METAL EMBOSSING: POINTILLISM
Participants in this workshop will receive a crash course on texture, pattern, and the modern art of pointillism. Each student will create embossed patterns on metal sheets with various applications and combine them into a collaborative metal mural that will continue to expand throughout the Festival.
CLAY CREATURE PINCH POTS: FRANK FLEMING
Frank Fleming is an Alabama-based artist known for his whimsical and highly detailed sculptures, often of animals. Using various clay sculpture techniques, participants of this workshop will draw inspiration from his art in making their own clay animal creations.

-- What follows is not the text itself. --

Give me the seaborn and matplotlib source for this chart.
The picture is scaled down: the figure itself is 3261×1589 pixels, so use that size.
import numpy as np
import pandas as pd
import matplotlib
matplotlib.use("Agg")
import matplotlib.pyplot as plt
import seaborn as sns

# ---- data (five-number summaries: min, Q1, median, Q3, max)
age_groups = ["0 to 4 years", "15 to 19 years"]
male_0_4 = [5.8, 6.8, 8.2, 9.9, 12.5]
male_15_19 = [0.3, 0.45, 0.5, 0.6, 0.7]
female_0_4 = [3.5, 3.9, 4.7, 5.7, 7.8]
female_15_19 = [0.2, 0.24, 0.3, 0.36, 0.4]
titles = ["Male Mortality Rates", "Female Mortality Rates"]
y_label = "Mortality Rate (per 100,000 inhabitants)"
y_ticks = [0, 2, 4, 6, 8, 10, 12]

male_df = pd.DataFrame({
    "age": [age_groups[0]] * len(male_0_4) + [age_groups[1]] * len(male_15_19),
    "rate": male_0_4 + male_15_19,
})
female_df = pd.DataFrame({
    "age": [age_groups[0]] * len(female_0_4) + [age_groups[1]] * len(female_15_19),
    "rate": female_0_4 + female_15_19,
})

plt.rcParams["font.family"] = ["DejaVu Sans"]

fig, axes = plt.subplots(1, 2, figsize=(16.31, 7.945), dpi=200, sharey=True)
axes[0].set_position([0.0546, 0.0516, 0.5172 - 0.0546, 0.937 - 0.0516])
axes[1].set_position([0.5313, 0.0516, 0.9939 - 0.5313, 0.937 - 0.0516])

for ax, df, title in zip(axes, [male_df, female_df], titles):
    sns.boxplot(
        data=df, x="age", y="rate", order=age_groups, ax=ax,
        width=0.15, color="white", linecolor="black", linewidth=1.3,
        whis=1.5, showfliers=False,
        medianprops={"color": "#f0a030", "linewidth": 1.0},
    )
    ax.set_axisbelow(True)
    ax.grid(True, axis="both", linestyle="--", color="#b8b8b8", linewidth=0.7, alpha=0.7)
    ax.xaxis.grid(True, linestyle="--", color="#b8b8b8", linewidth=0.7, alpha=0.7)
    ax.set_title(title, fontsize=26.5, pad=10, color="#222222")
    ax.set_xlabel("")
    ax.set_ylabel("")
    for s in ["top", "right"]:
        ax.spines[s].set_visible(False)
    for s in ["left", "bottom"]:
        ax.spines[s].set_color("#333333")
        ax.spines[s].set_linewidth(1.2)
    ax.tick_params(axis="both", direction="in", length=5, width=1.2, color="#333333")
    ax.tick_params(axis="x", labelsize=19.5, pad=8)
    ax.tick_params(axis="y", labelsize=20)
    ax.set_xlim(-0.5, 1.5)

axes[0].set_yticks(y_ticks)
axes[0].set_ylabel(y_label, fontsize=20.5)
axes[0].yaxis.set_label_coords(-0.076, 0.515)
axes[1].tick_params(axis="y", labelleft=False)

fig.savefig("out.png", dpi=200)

In addition, children will learn how to make perfect pinch pots, use additive and reductive methods, and manipulate the clay surface with carving and impressions.
PLASTIC BIT MANDALAS: PAULA BRETT
Paula Brett is a Southern artist who has used a wide variety of everyday items, from candy to shopping carts, to create mandalas of all shapes and sizes. Mandalas are an excellent example of humans symbolically creating order and beauty from chaos. They originated from Buddhism in the 4th century B.C.E. as a spiritual practice and carry extraordinary spiritual meaning as both a circular design of the cosmos and an expression of one’s interior self. Like Paula Brett’s work, this workshop addresses issues of consumerism and waste as the participants create personal mandalas from discarded everyday materials that can only be downcycled into non recyclable materials and items like carpet and clothing; transforming waste into symbols of individually personal and universally cosmic beauty and balance.

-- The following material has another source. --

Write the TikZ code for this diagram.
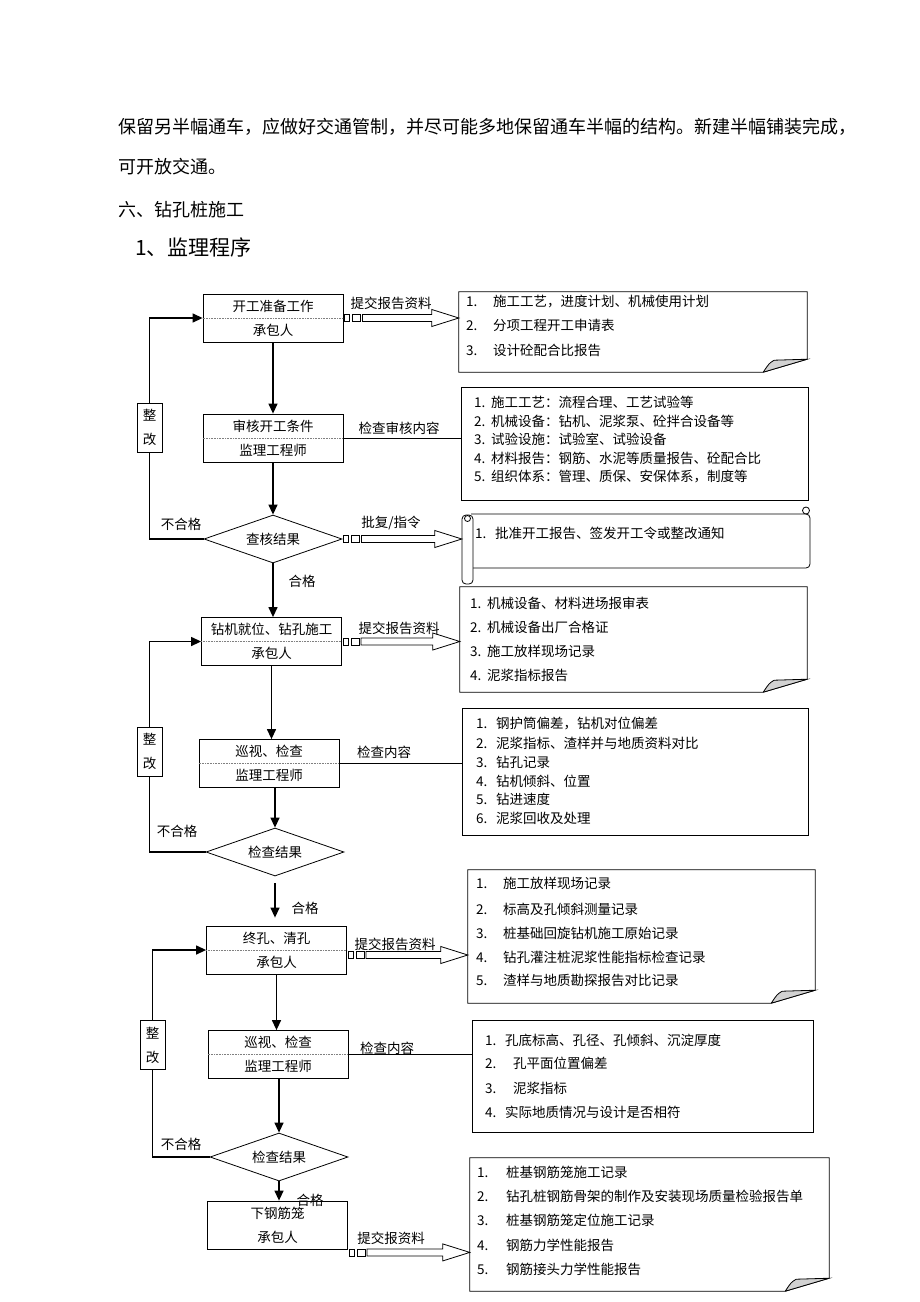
\documentclass[tikz,border=0pt]{standalone}
\usepackage{fontspec}
\setmainfont{Noto Sans CJK SC}
\usetikzlibrary{shapes.geometric,arrows.meta,calc}

\tikzset{
  procbox/.style={draw, line width=0.8pt, minimum width=140pt, minimum height=48pt,
    inner sep=0pt, align=center, font=\fontsize{13.5}{24}\selectfont},
  checknode/.style={draw, line width=0.8pt, diamond, aspect=2.9, minimum width=138pt,
    minimum height=48pt, inner sep=0pt, font=\fontsize{13.5}{16}\selectfont},
  fixbox/.style={draw, line width=0.8pt, minimum width=25pt, minimum height=49pt,
    inner sep=0pt, align=center, font=\fontsize{13.5}{24}\selectfont},
  notearea/.style={inner sep=0pt},
  plainnote/.style={draw, line width=0.8pt, inner sep=0pt},
  lbl/.style={inner sep=0pt, font=\fontsize{13.5}{16}\selectfont},
  item/.style={anchor=west, inner sep=0pt, font=\fontsize{13.5}{16}\selectfont},
  para/.style={anchor=west, inner sep=0pt, font=\fontsize{18}{20}\selectfont},
  flow/.style={line width=1.3pt, -{Triangle[length=10pt,width=9pt]}},
  loopline/.style={line width=1.2pt},
  link/.style={line width=0.8pt},
  divider/.style={densely dotted, line width=0.6pt, gray},
}

% Hollow hand-over arrow: start point, target note
\def\handover#1#2{%
  \draw[link] ($(#1)+(1,-3.5)$) rectangle ($(#1)+(6,3.5)$)
              ($(#1)+(9,-3.5)$) rectangle ($(#1)+(17,3.5)$);
  \draw[link] ($(#1)+(19,-3.5)$) -- ($(#1 -| #2.west)+(-27,-3.5)$)
    -- ($(#1 -| #2.west)+(-27,-8.5)$) -- (#1 -| #2.west)
    -- ($(#1 -| #2.west)+(-27,8.5)$) -- ($(#1 -| #2.west)+(-27,3.5)$)
    -- ($(#1)+(19,3.5)$) -- cycle;
}

% Note with a curled corner
\def\foldnote#1{%
  \draw[link] (#1.north west) -- (#1.north east) -- ($(#1.south east)+(0,-13)$)
    -- ($(#1.south east)+(-44,0)$) -- (#1.south west) -- cycle;
  \filldraw[link, fill=gray!35] ($(#1.south east)+(-44,0)$)
    .. controls ($(#1.south east)+(-38,-9)$) .. ($(#1.south east)+(-33,-12)$)
    -- ($(#1.south east)+(0,-13)$)
    .. controls ($(#1.south east)+(-22,-6)$) .. ($(#1.south east)+(-44,0)$);
}

\begin{document}
\begin{tikzpicture}[x=1pt,y=-1pt]
\fill[white] (0,0) rectangle (920,1302);
\useasboundingbox (0,0) rectangle (920,1302);

% Running text
\node[para] (p1) at (118,127) {保留另半幅通车，应做好交通管制，并尽可能多地保留通车半幅的结构。新建半幅铺装完成，};
\node[para] (p2) at (118,167) {可开放交通。};
\node[para] (p3) at (118,210) {六、钻孔桩施工};
\node[para, font=\fontsize{21}{24}\selectfont] (p4) at (135,247) {1、监理程序};

% Stage 1: start of works
\node[procbox] (a1) at (273,318) {开工准备工作\\承包人};
\node[procbox] (a2) at (273,438) {审核开工条件\\监理工程师};
\node[checknode] (a3) at (273,539) {查核结果};
\node[fixbox] (fix1) at (149.5,427.5) {整\\改};
\draw[divider] (a1.west) -- (a1.east);
\draw[divider] (a2.west) -- (a2.east);

\draw[flow] (a1) -- (a2);
\draw[flow] (a2) -- (a3);
\draw[loopline] (a3.west) -| (fix1.south);
\draw[flow] (fix1.north) |- (a1.west);
\node[lbl] (a3no) at (181,524) {不合格};

% Notes of stage 1
\node[notearea, minimum width=348pt, minimum height=80pt] (n1) at (633,332) {};
\foldnote{n1}
\foreach \y/\t [count=\i] in {302/{施工工艺，进度计划、机械使用计划}, 325/{分项工程开工申请表}, 350/{设计砼配合比报告}}
  \node[item] (n1-\i) at (466,\y) {\makebox[27pt][l]{\i.}\t};

\node[plainnote, minimum width=347pt, minimum height=113pt] (n2) at (634.5,443.5) {};
\foreach \y/\t [count=\i] in {402/{施工工艺：流程合理、工艺试验等}, 421/{机械设备：钻机、泥浆泵、砼拌合设备等},
    439/{试验设施：试验室、试验设备}, 458/{材料报告：钢筋、水泥等质量报告、砼配合比}, 477/{组织体系：管理、质保、安保体系，制度等}}
  \node[item] (n2-\i) at (474,\y) {\makebox[17pt][l]{\i.}\t};

\node[notearea, minimum width=348pt, minimum height=76pt] (n3) at (636,546) {};
\draw[link, rounded corners=4pt] (471,514) -- (810,514) -- (810,568) -- (471,568);
\draw[link, fill=white] (806,510.5) circle[radius=3.5pt];
\draw[link, rounded corners=4pt, fill=white] (462,515) rectangle (473,584);
\draw[link] (467.5,518.5) circle[radius=3pt];
\node[item] (n3-1) at (475,533) {\makebox[20pt][l]{1.}批准开工报告、签发开工令或整改通知};

\draw[link] (a2.east) -- (a2.east -| n2.west);
\node[lbl] (a2txt) at (399,428) {检查审核内容};
\handover{a1.east}{n1}
\node[lbl] (a1txt) at (391,303) {提交报告资料};
\handover{a3.east}{n3}
\node[lbl] (a3txt) at (391,523) {批复/指令};

% Stage 2: drilling
\node[procbox] (b1) at (271.5,641.5) {钻机就位、钻孔施工\\承包人};
\node[procbox] (b2) at (269,763.5) {巡视、检查\\监理工程师};
\node[checknode] (b3) at (275,852) {检查结果};
\node[fixbox] (fix2) at (149.5,751.5) {整\\改};
\draw[divider] (b1.west) -- (b1.east);
\draw[divider] (b2.west) -- (b2.east);

\draw[flow] (a3.south) -- (a3.south |- b1.north);
\node[lbl] (a3ok) at (302,581) {合格};
\draw[flow] (b1.south) -- (b1.south |- b2.north);
\draw[flow] (b2.south -| b3) -- (b3.north);
\draw[loopline] (b3.west) -| (fix2.south);
\draw[flow] (fix2.north) |- (b1.west);
\node[lbl] (b3no) at (177,831) {不合格};

\node[notearea, minimum width=347pt, minimum height=105pt] (n4) at (633.5,639.5) {};
\foldnote{n4}
\foreach \y/\t [count=\i] in {603/{机械设备、材料进场报审表}, 627/{机械设备出厂合格证}, 651/{施工放样现场记录}, 675/{泥浆指标报告}}
  \node[item] (n4-\i) at (470,\y) {\makebox[17pt][l]{\i.}\t};

\node[plainnote, minimum width=346pt, minimum height=127pt] (n5) at (635,771.5) {};
\foreach \y/\t [count=\i] in {723/{钢护筒偏差，钻机对位偏差}, 743/{泥浆指标、渣样并与地质资料对比}, 762/{钻孔记录},
    781/{钻机倾斜、位置}, 799/{钻进速度}, 818/{泥浆回收及处理}}
  \node[item] (n5-\i) at (476,\y) {\makebox[20pt][l]{\i.}\t};

\handover{b1.east}{n4}
\node[lbl] (b1txt) at (399,628) {提交报告资料};
\draw[link] (b2.east) -- (b2.east -| n5.west);
\node[lbl] (b2txt) at (384,752) {检查内容};

% Stage 3: final hole and cleaning
\node[procbox] (c1) at (276.5,950) {终孔、清孔\\承包人};
\node[procbox] (c2) at (278,1054.5) {巡视、检查\\监理工程师};
\node[checknode] (c3) at (279,1157) {检查结果};
\node[fixbox] (fix3) at (152.5,1045) {整\\改};
\draw[divider] (c1.west) -- (c1.east);
\draw[divider] (c2.west) -- (c2.east);

\coordinate (b3gap) at ($(b3.south)+(0,7)$);
\draw[flow, shorten >=8pt] (b3gap) -- (b3gap |- c1.north);
\node[lbl] (b3ok) at (305,908) {合格};
\draw[flow] (c1) -- (c1 |- c2.north);
\draw[flow] (c2.south -| c3) -- (c3.north);
\draw[loopline] (c3.west) -| (fix3.south);
\draw[flow] (fix3.north) |- (c1.west);
\node[lbl] (c3no) at (181,1144) {不合格};

\node[notearea, minimum width=347pt, minimum height=133pt] (n6) at (641.5,936.5) {};
\foldnote{n6}
\foreach \y/\t [count=\i] in {883/{施工放样现场记录}, 909/{标高及孔倾斜测量记录}, 933/{桩基础回旋钻机施工原始记录},
    957/{钻孔灌注桩泥浆性能指标检查记录}, 980/{渣样与地质勘探报告对比记录}}
  \node[item] (n6-\i) at (476,\y) {\makebox[27pt][l]{\i.}\t};

\node[plainnote, minimum width=341pt, minimum height=112pt] (n7) at (642.5,1076) {};
\node[item] (n7-1) at (485,1040) {\makebox[20pt][l]{1.}孔底标高、孔径、孔倾斜、沉淀厚度};
\node[item] (n7-2) at (485,1063) {\makebox[28pt][l]{2.}孔平面位置偏差};
\node[item] (n7-3) at (485,1088) {\makebox[28pt][l]{3.}泥浆指标};
\node[item] (n7-4) at (485,1112) {\makebox[20pt][l]{4.}实际地质情况与设计是否相符};

\coordinate (c1out) at ($(c1.east)+(0,5)$);
\handover{c1out}{n6}
\node[lbl] (c1txt) at (395,944) {提交报告资料};
\draw[link] (c2.east) -- (c2.east -| n7.west);
\node[lbl] (c2txt) at (387,1048) {检查内容};

% Stage 4: reinforcement cage
\node[procbox] (d1) at (277.5,1225) {下钢筋笼\\承包人};
\draw[flow] (c3) -- (c3 |- d1.north);
\node[lbl] (c3ok) at (310,1200) {合格};

\node[notearea, minimum width=359pt, minimum height=133pt] (n8) at (649.5,1224.5) {};
\foldnote{n8}
\foreach \y/\t [count=\i] in {1172/{桩基钢筋笼施工记录}, 1196/{钻孔桩钢筋骨架的制作及安装现场质量检验报告单}, 1220/{桩基钢筋笼定位施工记录},
    1245/{钢筋力学性能报告}, 1269/{钢筋接头力学性能报告}}
  \node[item] (n8-\i) at (477,\y) {\makebox[29pt][l]{\i.}\t};

\coordinate (d1out) at ($(d1.south east)+(0,3)$);
\handover{d1out}{n8}
\node[lbl] (d1txt) at (391,1238) {提交报资料};

\end{tikzpicture}
\end{document}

KNOWLEDGE, RHYTHM & UNDERSTANDING: HIPHOP MOVEMENT
Knowledge, Rhythm, and Understanding (KRU) is an educational initiative that empowers young people by teaching them the four core elements of Hip Hop through peace, love, and having fun. The process helps them positively express themselves and encourages mental, physical, emotional, and financial development. KRU programs are also designed to bring awareness to the historical aspects of hip-hop culture.
WHAT A FACE! DADA MASKS
Between 1915 and 1920, Dada peaked as a fringe but influential art movement. With chance and spontaneity as key concepts the Dadaists created multimedia performances, visual art, graphic design, and literature. It was a direct response to the absurdity of war during WWI with a central theme to “never follow any known rules,” and influenced a long line of art movements that followed. Built with various recycled materials, the students in this workshop will create large-scale wearable art, masks inspired by those created for Dada multimedia performances by co-founders Tristan Tzsara and Marcel Janco.
WATERCOLOR COLLAGE: JAPANESE HANGING SCROLLS
Kakejiku (“hung scroll”), is a Japanese hanging scroll of painted paper or silk. They can be a under a meter to many meters long with subject matter ranging from pictorial landscapes to animals and people; as well as a special genre specifically for narrative scrolls called emakimono (emaki). In this workshop students will step into the shoes of a Japanese scribe by creating their own watercolor scrolls that they can hang and be proud of.
THE BALANCING ACT: ALEXANDER CALDER
Alexander Calder is known for inventing wire sculptures and the mobile, a type of kinetic art that relied on careful weighting to achieve balance and suspension in the air. Initially, Calder used motors to make his works move, but he soon abandoned this method and began using air currents alone. In this workshop, students will learn how to transform static sculpture into motion.